●さげまくる人とノドグロ
入れ違いでア社から電話が入ったので「すみません、今決めてしまいました」と謝る。「えー、見積もりだけでもさせてもらえません?」と言う。
「でも、もう決めちゃいましたよ?ダンボールももらっちゃったし。でもせっかく来てもらったから、見積もりだけでも持って帰るというのならどうぞ」とお通しした。
会社名にそぐわないクマのようなジャケット姿の男性が汗を拭きつつ、大きなアタッシェケースを持って入ってきた。「これお掃除につかってください」とまたもやプレゼント。今回は本当に見積もりだけ取って帰ってもらうつもりだったのでお断りしたが、いやいや、もらってくださいというので受け取った。
「なんですか、決め手は」
席につくなり単刀直入なクマさんが言うので、こちらも正直に「価格だけなんですよ」と本音。
ササッと秒速で室内を見回して、4~5万ってとこかな……と聞こえるように独り言。日にちはいつですか?あ、その日なら(うちも空いてて)欲しい日じゃないですか。4tトラックと4人でやりますよ。4万でどうですか?といきなり信じられない安値と車と人数を叩き出してきた。私たちがびっくりしているのを見て、どうですか?乗り換えませんか?と言ってくる。
「でもダンボールももらっちゃったし……」というと「返すの手伝いますよ」と。そんな修羅場、見たくないし、さっきも結構値切って負けてもらったからなぁ。としぶっていると、「3万5000円、どうですか」と、更に下げてきた。団地の5階ですよ、ホンマに?!と信じられない顔をすると何階でも関係ないですもん、要はその日空いているので、もう人件費だけなんですわ。と妙にぶっちゃけトーク。
何となく、あまりの安値とノリの軽さ、押しの強さにかえって不信感もあり、「すみません、先に見積もりしてたら決めてたけど、やっぱり、今回はごめんなさい」とお断りした。
「そうですか、だめですか……」と書類をしまいながら、背中越しに「2万5000円、どうですか」と言った。
おいおい、どこまでさげるんだおっさん。
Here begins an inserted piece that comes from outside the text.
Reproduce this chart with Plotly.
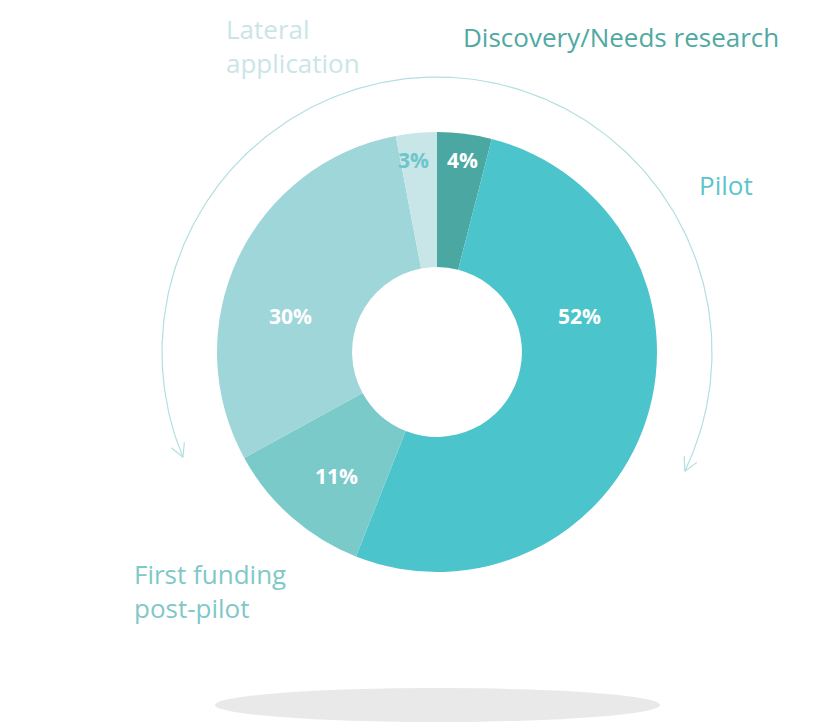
import numpy as np
import plotly.graph_objects as go

# Stages of the project pipeline (share of projects, %)
stages = ["Discovery/Needs research", "Pilot", "First funding post-pilot",
          "Expand existing program", "Lateral application"]
shares = [4, 52, 11, 30, 3]
colors = ["#4aa7a1", "#4cc4cb", "#7acaca", "#9fd6d9", "#c8e5e7"]

W, H = 814, 722
OFF = 8  # page body margin
cx, cy, R = 437, 352, 220
FONT = "Open Sans"

fig = go.Figure()

# donut (domain in paper coords, corrected for the page offset)
fig.add_trace(go.Pie(
    labels=stages, values=shares, sort=False, direction="clockwise", rotation=0,
    hole=0.386, marker=dict(colors=colors, line=dict(width=0)),
    textinfo="none", showlegend=False,
    domain=dict(x=[(cx - R - OFF) / W, (cx + R - OFF) / W],
                y=[1 - (cy + R - OFF) / H, 1 - (cy - R - OFF) / H]),
))

# arrow arc around the donut (decoration)
ra = 275
th = np.radians(np.linspace(-112.5, 115.7, 300))
fig.add_trace(go.Scatter(x=cx + ra * np.sin(th), y=cy - ra * np.cos(th), mode="lines",
                         line=dict(color="#b3dfe1", width=1.2), hoverinfo="skip", showlegend=False))


def arrow_head(theta_deg, sign):
    t = np.radians(theta_deg)
    tip = np.array([cx + ra * np.sin(t), cy - ra * np.cos(t)])
    d = sign * np.array([np.cos(t), np.sin(t)])
    xs, ys = [], []
    for a in (np.radians(28), np.radians(-28)):
        rot = np.array([[np.cos(a), -np.sin(a)], [np.sin(a), np.cos(a)]])
        p = tip - 15 * rot @ d
        xs += [tip[0], p[0], None]
        ys += [tip[1], p[1], None]
    fig.add_trace(go.Scatter(x=xs, y=ys, mode="lines", line=dict(color="#b3dfe1", width=1.2),
                             hoverinfo="skip", showlegend=False))


arrow_head(115.7, 1)
arrow_head(-112.5, -1)

# soft shadow below
fig.add_shape(type="circle", xref="x", yref="y", x0=215, x1=660, y0=688, y1=722,
              fillcolor="#e9e9e9", line=dict(width=0), layer="below")

# category labels
labels = [
    ("Discovery/Needs research", 461, 37, "middle", "#4fa9a2"),
    ("Pilot", 697, 185, "middle", "#5cc5cb"),
    ("First funding<br>post-pilot", 132, 591, "middle", "#7fc8c8"),
    ("Expand<br>existing<br>program", 7, 268, "middle", "#a3d8da"),
    ("Lateral<br>application", 224, OFF + 0.5, "top", "#cbe5e7"),
]
for txt, x, y, ya, c in labels:
    fig.add_annotation(x=x, y=y, xref="x", yref="y", text=txt, showarrow=False,
                       xanchor="left", yanchor=ya, align="left",
                       font=dict(family=FONT, size=26, color=c))

# percentage labels
pct_pos = [(462, 160), (579, 316), (336, 476), (290, 316), (413, 160)]
for i, (v, (x, y)) in enumerate(zip(shares, pct_pos)):
    fig.add_annotation(x=x, y=y, xref="x", yref="y", text=f"<b>{v}%</b>", showarrow=False,
                       font=dict(family=FONT, size=21, color="#6cc6cb" if i == 4 else "white"))

# axes mapped to page pixels
fig.update_xaxes(range=[OFF, W + OFF], visible=False, fixedrange=True)
fig.update_yaxes(range=[H + OFF, OFF], visible=False, fixedrange=True)
fig.update_layout(width=W, height=H, margin=dict(l=0, r=0, t=0, b=0),
                  paper_bgcolor="white", plot_bgcolor="white")

fig.write_html("out.html")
「次回、団地から近い将来引っ越す予定なのでそのときは頼みますよ」とお引取り願った。
いつもだったら、値段の安い方を選べなかった自分を責めるはず。しかし今回はなんとなくこの会社に任せたらなんか起こりそう、とさすがに嫌な予感がした。
3社それぞれ3様でおもしろく、一番カタギな会社と値段に落ち着いたのだが、対面時間差のアイミツの難しさも実感する体験だった。
とにかく。引っ越しがまたひとつ、前に進んだ。
ところで、その真剣勝負の2社目の見積もり最中に携帯がなり、他社からだったら嫌だなと、画面を見れば旅行先の母からのショートメールであった。「セリでノドグロを競り落としたので、6時半に持って帰ります」。神妙な顔つきを作って、見積もりの席に戻る。頭の中は母がどうやってか知らんが競り落としたというそんなに大きくはないノドグロを実家でどう調理しようか、やはり煮付けかなと考えつつも、「もうちょっと負けてもらえへん?」と交渉も佳境のハードなスケジュールなのだった。
鍵受け渡し日まで、あと30日。